Now, most of the self-employed spend as much as they can to lessen their tax payables. That means what’s written in the document doesn’t always mirror the actual take-home. As a result, the income reflected on your tax return is significantly lower than what you actually get. And that becomes an issue when justifying your income with the mortgage rate you want to get.

How to Get a Self-Employed Mortgage in Canada

Most lenders in Canada need your tax Notices of Assessment for the past three years. Also, you need to submit:

  • A comprehensive financial statement for your business
  • Business contracts that show expected revenues for the next few years
  • Your personal credit history
  • Your business credit history
  • Certifications that prove your HST or GST is wholly paid
  • Proof that you’re the sole or principal owner of your business
  • A copy of your business license
  • Proof that your down payment is from your own money, and not gifted by anyone.

If you can present these documents, it’s likely you’ll receive the same rates traditional borrowers get. If your down payment is between 5% and 19.99%, you still need to pay a premium. But, if it’s 20% or more, you won’t have to. The premium will be added to your loan.

Also, if you have sufficient income to qualify for a mortgage, your loan value will be high. You can borrow up to 80% of the property value without default insurance. If there’s default insurance, it can go as high as 95%.

If you can’t produce enough proof of income, you at least must have a good credit standing to be eligible for a self-employed mortgage. But, you can only deal with a lender that’s associated with Canada Guarantee or Genworth. Also, you must have 10% of the loan, at least, for the down payment.

Tips to Get a Self-Employed Mortgage in Canada

First off, plan ahead. You need to consider all your options first before making a life-changing decision. Learn as much as you can about mortgages. Use tools like a mortgage affordability calculator to help you manage your finances. The bottom line is that you need to prepare for it. Here’s how:

Adjust your tax.

Two years leading to your mortgage plans, write off fewer expenses in your personal tax. That means you’ll be paying more taxes. The upside of this is increasing your income on paper. If your income can justify the mortgage, it’ll be easy for you to qualify for the loan percentage you want.

Use a licensed accountant.

Most lenders hesitate to trust mortgagees who do their own books. But, they’re quick to believe paperwork done and submitted by a professional like an accountant. As a self-employed, you should already have a licensed accountant doing your books anyway. A certified accountant has professional experience in dealing with tax implications. He’ll also know what to look for to help you get the rate you want. Let him know what your goals are so he can correctly set up your taxes.

Work with a broker.

Since it’s hard to find lenders that handle self-employed mortgage in Canada, a broker can help you with that. And so much more. Mortgage brokers have connections to different lenders. They also know the ins and outs of the industry.
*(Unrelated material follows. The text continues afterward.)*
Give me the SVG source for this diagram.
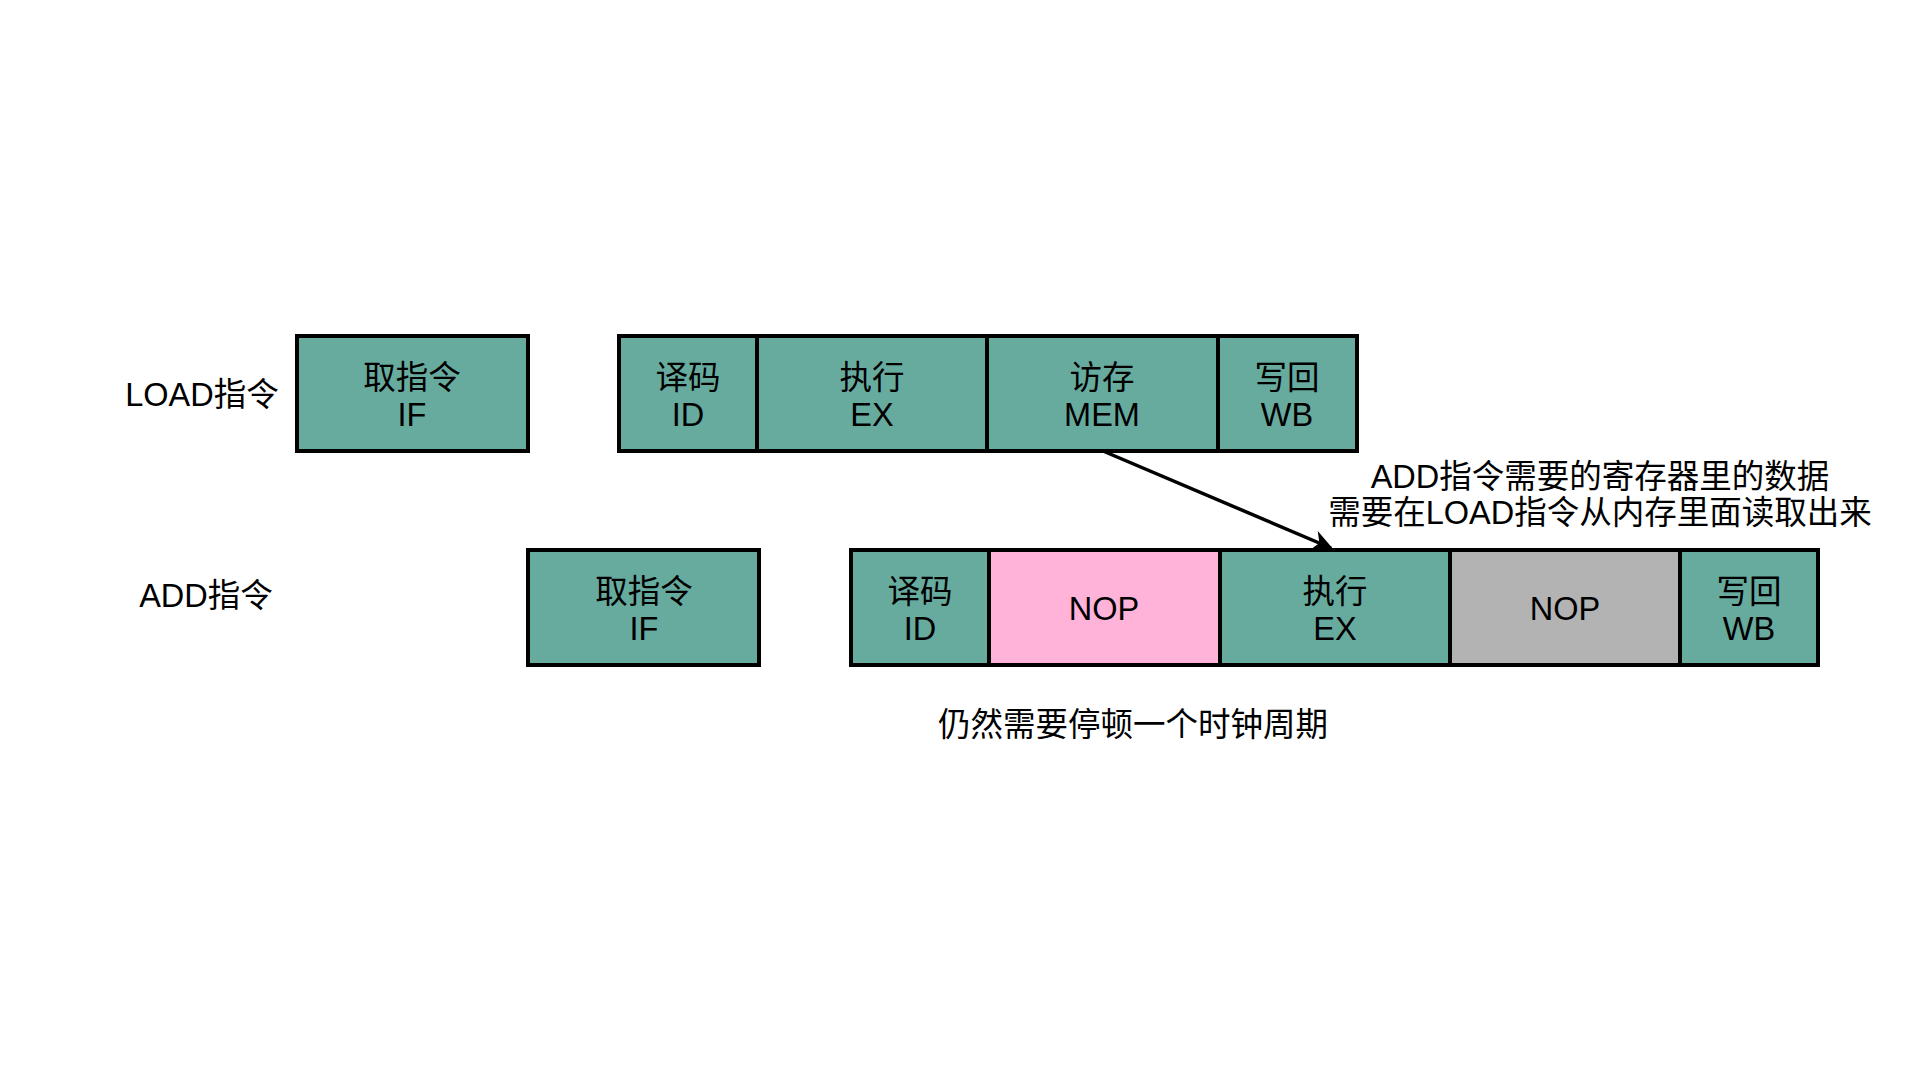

Moreover, brokers can explain to you, in-depth, what stated income is and how it works. Some lenders require mortgagees to present proof of their stated income. A licensed broker can point you in the right direction and teach you how to negotiate this kind of proof. Working with a mortgage broker can help you find the lender that best suits your situation.

Expect to get higher interest rates than traditional borrowers.

There’s no getting around this fact. Most lenders offer low rates to those who fit that lending box. But, a self-employed mortgage debtor is seen as unconventional. Regardless if you have complete paperwork, you’ll still be labeled as a “risk.” As such, you’re automatically under the higher interest rate zone.

Make a substantial down payment.

Part of preparing to get a self-employed mortgage is saving up money for the down payment. If you can, make it more than 20%. If you offer a substantial down payment, the lender’s flexibility increases. They’ll be able to open the box wider to fit you in as a client. They can even see you as someone less risky.

There are many variables involved when getting a self-employed mortgage in Canada. And every loan provider has different sets of requirements and demands. Plan accordingly.